Coding — designed for agentic coding tasks with multi-turn agent interactions.
Context length: 4096 tokens (training) / 16384 tokens (serving).

See the base card for limitations (narrow training distribution, tool-name differences, reasoning inherited from the Opus-4.7 distill).

Smoke test

Loaded and run with vLLM 0.19 on an NVIDIA Thor (Blackwell) device. The model loads, captures CUDA graphs, runs the hybrid linear-attention + NVFP4 MoE path, and produces coherent text. This is a functional smoke test only — it is not a quality benchmark.

Generation speed

Quick on-device measurement (not a tuned benchmark): warmed, short chat-templated prompt, greedy decoding, CUDA graphs enabled, identical settings for both variants, single GPU.

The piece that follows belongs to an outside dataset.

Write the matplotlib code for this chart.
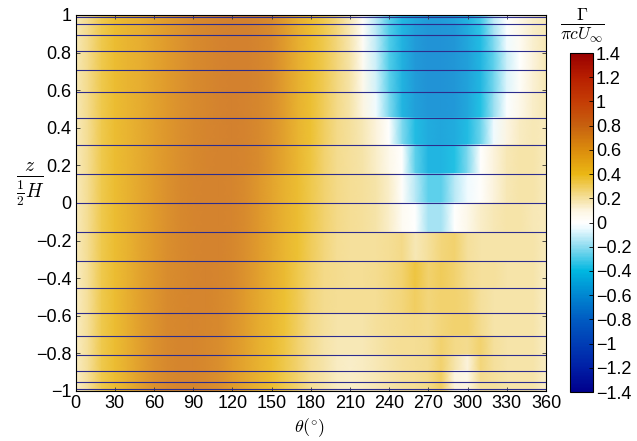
import numpy as np
import matplotlib
matplotlib.use("Agg")
import matplotlib.pyplot as plt
from matplotlib.colors import LinearSegmentedColormap, Normalize

plt.rcParams['font.family'] = ['Liberation Sans', 'DejaVu Sans']
plt.rcParams['mathtext.fontset'] = 'cm'

# Azimuthal positions (degrees) where circulation is sampled
theta = np.arange(0, 361, 10)

# Span-wise panel edges (cosine spacing), top to bottom
n_panels = 20
z_edges = np.cos(np.arange(n_panels + 1) * np.pi / n_panels)

# Normalised circulation Gamma/(pi c U_inf), one row per span panel (top to bottom)
gamma_rows = [
    [.18,.26,.36,.42,.46,.50,.55,.60,.64,.68,.71,.73,.74,.74,.72,.68,.60,.50,.42,.35,.28,.18,.03,-.15,-.30,-.42,-.50,-.55,-.55,-.52,-.45,-.32,-.12,.00,.10,.15,.18],
    [.18,.26,.36,.42,.46,.50,.55,.60,.64,.68,.71,.73,.74,.74,.72,.68,.60,.50,.42,.35,.28,.18,.03,-.15,-.31,-.44,-.52,-.57,-.57,-.54,-.47,-.34,-.14,-.01,.09,.15,.18],
    [.18,.26,.36,.42,.46,.50,.55,.60,.64,.68,.71,.73,.74,.74,.72,.68,.60,.50,.42,.35,.28,.18,.03,-.15,-.32,-.45,-.55,-.60,-.60,-.58,-.50,-.38,-.18,-.02,.08,.15,.18],
    [.18,.26,.36,.42,.46,.50,.55,.60,.64,.68,.71,.73,.74,.74,.72,.68,.60,.50,.42,.35,.28,.19,.04,-.14,-.32,-.47,-.57,-.62,-.62,-.60,-.52,-.42,-.25,-.05,.05,.14,.18],
    [.18,.26,.36,.42,.46,.50,.55,.60,.64,.68,.71,.73,.74,.74,.72,.68,.60,.50,.42,.35,.28,.20,.05,-.12,-.32,-.48,-.58,-.62,-.62,-.60,-.55,-.45,-.30,-.12,.00,.12,.18],
    [.18,.26,.36,.42,.46,.50,.55,.60,.64,.68,.71,.73,.74,.74,.72,.67,.59,.49,.41,.34,.27,.20,.07,-.10,-.30,-.47,-.57,-.62,-.62,-.60,-.54,-.44,-.27,-.08,.03,.13,.18],
    [.18,.26,.36,.42,.46,.51,.56,.61,.65,.68,.71,.73,.74,.73,.71,.66,.58,.48,.41,.33,.26,.20,.10,-.05,-.25,-.45,-.55,-.60,-.60,-.58,-.52,-.40,-.20,-.02,.08,.15,.18],
    [.17,.25,.36,.42,.47,.52,.57,.62,.66,.69,.72,.73,.74,.73,.70,.64,.56,.47,.40,.32,.26,.22,.18,.12,.00,-.25,-.42,-.50,-.52,-.50,-.42,-.28,-.05,.10,.16,.18,.17],
    [.17,.25,.36,.42,.47,.52,.57,.62,.66,.69,.72,.73,.73,.72,.68,.62,.54,.45,.38,.30,.25,.22,.20,.15,.08,.00,-.30,-.45,-.45,-.40,-.25,.00,.12,.18,.20,.20,.17],
    [.17,.25,.36,.42,.48,.54,.60,.65,.69,.72,.73,.73,.72,.68,.62,.55,.48,.42,.35,.30,.26,.24,.22,.20,.15,.02,-.15,-.30,-.30,-.15,-.05,.02,.12,.18,.20,.20,.17],
    [.17,.25,.36,.42,.48,.54,.60,.65,.69,.72,.73,.73,.72,.68,.62,.55,.48,.42,.36,.30,.26,.24,.22,.20,.15,.05,.00,-.18,-.18,.00,.08,.15,.18,.20,.20,.18,.17],
    [.17,.25,.36,.42,.48,.55,.61,.66,.70,.72,.73,.73,.71,.66,.60,.53,.45,.40,.33,.28,.24,.22,.22,.22,.24,.26,.18,.22,.28,.30,.22,.20,.20,.20,.20,.20,.17],
    [.16,.24,.36,.42,.49,.56,.62,.67,.70,.72,.73,.72,.69,.64,.57,.50,.43,.36,.30,.26,.25,.24,.24,.25,.27,.30,.38,.30,.33,.30,.25,.22,.22,.20,.20,.20,.16],
    [.16,.24,.36,.42,.50,.57,.63,.68,.71,.72,.72,.70,.66,.60,.53,.46,.40,.34,.28,.25,.24,.23,.23,.24,.26,.28,.32,.28,.30,.30,.28,.22,.20,.20,.20,.20,.16],
    [.16,.24,.36,.42,.50,.58,.64,.69,.71,.72,.71,.69,.64,.58,.51,.45,.39,.32,.26,.22,.20,.20,.20,.22,.24,.25,.26,.25,.28,.30,.30,.25,.20,.20,.20,.20,.16],
    [.16,.24,.36,.42,.50,.58,.65,.70,.72,.72,.70,.67,.62,.56,.49,.43,.37,.30,.25,.20,.18,.18,.18,.20,.22,.24,.24,.25,.30,.26,.25,.30,.22,.20,.20,.20,.16],
    [.16,.24,.36,.42,.50,.58,.65,.70,.72,.72,.70,.66,.60,.54,.48,.42,.36,.30,.24,.20,.16,.15,.16,.18,.20,.22,.24,.25,.30,.20,.12,.28,.22,.20,.20,.20,.16],
    [.15,.23,.36,.42,.50,.58,.65,.70,.72,.72,.70,.66,.60,.54,.48,.42,.36,.30,.24,.20,.16,.15,.16,.18,.20,.22,.24,.26,.32,.10,.08,.25,.22,.20,.20,.20,.15],
    [.15,.23,.36,.42,.50,.58,.65,.70,.72,.72,.70,.66,.60,.54,.48,.42,.36,.30,.24,.20,.16,.15,.16,.18,.20,.22,.24,.26,.32,.12,.10,.22,.22,.20,.20,.20,.15],
    [.15,.23,.36,.42,.50,.58,.65,.70,.72,.72,.70,.66,.60,.54,.48,.42,.36,.30,.24,.20,.16,.15,.16,.18,.20,.22,.24,.26,.32,.12,.10,.22,.22,.20,.20,.20,.15],
]

# Diverging colour scale: dark blue - cyan - white - gold - orange - dark red
vmin, vmax = -1.4, 1.4
cmap_nodes = [
    (-1.4, (0.00, 0.00, 0.55)),
    (-1.2, (0.00, 0.12, 0.65)),
    (-1.0, (0.00, 0.24, 0.71)),
    (-0.8, (0.00, 0.36, 0.76)),
    (-0.6, (0.00, 0.53, 0.82)),
    (-0.4, (0.00, 0.72, 0.88)),
    (-0.2, (0.55, 0.86, 0.94)),
    (-0.05, (0.93, 0.98, 1.00)),
    (0.0, (1.00, 1.00, 1.00)),
    (0.1, (0.99, 0.96, 0.88)),
    (0.2, (0.96, 0.88, 0.62)),
    (0.3, (0.94, 0.80, 0.35)),
    (0.4, (0.92, 0.72, 0.08)),
    (0.6, (0.86, 0.55, 0.05)),
    (0.8, (0.78, 0.38, 0.06)),
    (1.0, (0.77, 0.24, 0.02)),
    (1.2, (0.72, 0.12, 0.00)),
    (1.4, (0.60, 0.00, 0.00)),
]
pos = [(v - vmin) / (vmax - vmin) for v, _ in cmap_nodes]
cmap = LinearSegmentedColormap.from_list("circ", list(zip(pos, [c for _, c in cmap_nodes])))
# Slightly washed-out version of the same scale for the surface itself
wash = 0.13
cmap_surf = LinearSegmentedColormap.from_list(
    "circ_surf",
    list(zip(pos, [tuple((1 - wash) * ch + wash for ch in c) for _, c in cmap_nodes])))
norm = Normalize(vmin=vmin, vmax=vmax)

fig = plt.figure(figsize=(6.37, 4.41), dpi=100)
ax = fig.add_axes([0.1188, 0.1134, 0.7383, 0.8526])

for k, row in enumerate(gamma_rows):
    zz = [z_edges[k + 1], z_edges[k]]
    cc = np.vstack([row, row])
    ax.pcolormesh(theta, zz, cc, shading='gouraud', cmap=cmap_surf, norm=norm,
                  zorder=1, antialiased=False)

# Panel boundaries
for z in z_edges:
    ax.axhline(z, color='#2c2c8c', lw=0.8, zorder=2)

ax.set_xlim(0, 360)
ax.set_ylim(-1, 1)
ax.set_xticks(np.arange(0, 361, 30))
ax.set_xticklabels([str(v) for v in range(0, 361, 30)])
yt = np.round(np.arange(-1, 1.01, 0.2), 1)
ax.set_yticks(yt)
ax.set_yticklabels([('%g' % v).replace('-', '\u2212') if abs(v) > 1e-9 else '0' for v in yt])
ax.tick_params(direction='in', length=3, width=0.6, top=True, right=True,
               labelsize=13, color='#333333')
ax.tick_params(axis='x', pad=3)
ax.tick_params(axis='y', pad=3)
for sp in ax.spines.values():
    sp.set_linewidth(0.8)

fig.text(310 / 637, 1 - 428 / 441, r'$\theta(^{\circ})$', ha='center', va='center', fontsize=13)
fig.text(30 / 637, 1 - 184 / 441, r'$\frac{z}{\frac{1}{2}H}$', ha='center', va='center', fontsize=20)

# Colour bar
cax = fig.add_axes([0.8948, 0.1111, 0.0361, 0.7687])
cb = fig.colorbar(plt.cm.ScalarMappable(norm=norm, cmap=cmap), cax=cax)
ct = np.round(np.arange(-1.4, 1.41, 0.2), 1)
cb.set_ticks(ct)
cb.set_ticklabels([('%g' % v).replace('-', '\u2212') if abs(v) > 1e-9 else '0' for v in ct])
cax.tick_params(direction='in', length=3, width=0.6, labelsize=13, pad=2)
cb.outline.set_linewidth(0.8)
fig.text(582 / 637, 1 - 26 / 441, r'$\frac{\Gamma}{\pi c U_{\infty}}$', ha='center', va='center', fontsize=18)

fig.savefig('out.png', dpi=100)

	This model (NVFP4 W4A16)	BF16 source
Single-stream decode (tok/s)	41.8	30.3
Batched ×16 aggregate decode (tok/s)	330.8	303.0
On-disk size	~24 GB	~67 GB

Single-stream decode is memory-bandwidth bound, so the ~~4× smaller weights give the largest gain (~~1.4×); batched decode is more compute-bound and the W4A16 dequant cost narrows the gap. Numbers will vary with prompt length, batch size and KV-cache growth (this is a reasoning model — long thinking traces decode more tokens).

Test device

GPU: NVIDIA Thor (Blackwell, native NVFP4)
CPU / memory: 14-core ARM (aarch64), 122 GB unified memory
Software: JetPack / L4T R38.4 (Ubuntu 24.04), CUDA 13.0, driver 580, kernel 6.8.12-tegra
Serving: vLLM 0.19 (ghcr.io/nvidia-ai-iot/vllm:latest-jetson-thor)

What's quantized

Quantized → NVFP4	Kept in BF16
Routed experts (`mlp.experts.*.{gate,up,down}_proj`, 40 layers × 256 experts)	Linear / Gated-Delta-Net layers (`.linear_attn.`)
Shared experts (`mlp.shared_expert.{gate,up,down}_proj`)	MoE routers (`mlp.gate`), shared-expert gates
Full-attention projections (`self_attn.{q,k,v,o}_proj`)	Embeddings, `lm_head`, MTP head, all norms
	Vision tower (`model.visual.*`) — present in the arch, unused for text

Usage (vLLM)

from vllm import LLM, SamplingParams

llm = LLM(model="sahilchachra/Qwable-v1-NVFP4A16", dtype="bfloat16", max_model_len=16384)
out = llm.generate(["Hello!"], SamplingParams(temperature=0.0, max_tokens=128))
print(out[0].outputs[0].text)

Runs on Blackwell GPUs with native NVFP4 support.

Notes

Weight-only NVFP4 (W4A16): weights are 4-bit, activations remain BF16.
Format: nvfp4-pack-quantized (compressed-tensors), per-expert layout — the standard layout vLLM consumes for quantized MoE.
Smoke-tested only; not formally benchmarked for quality.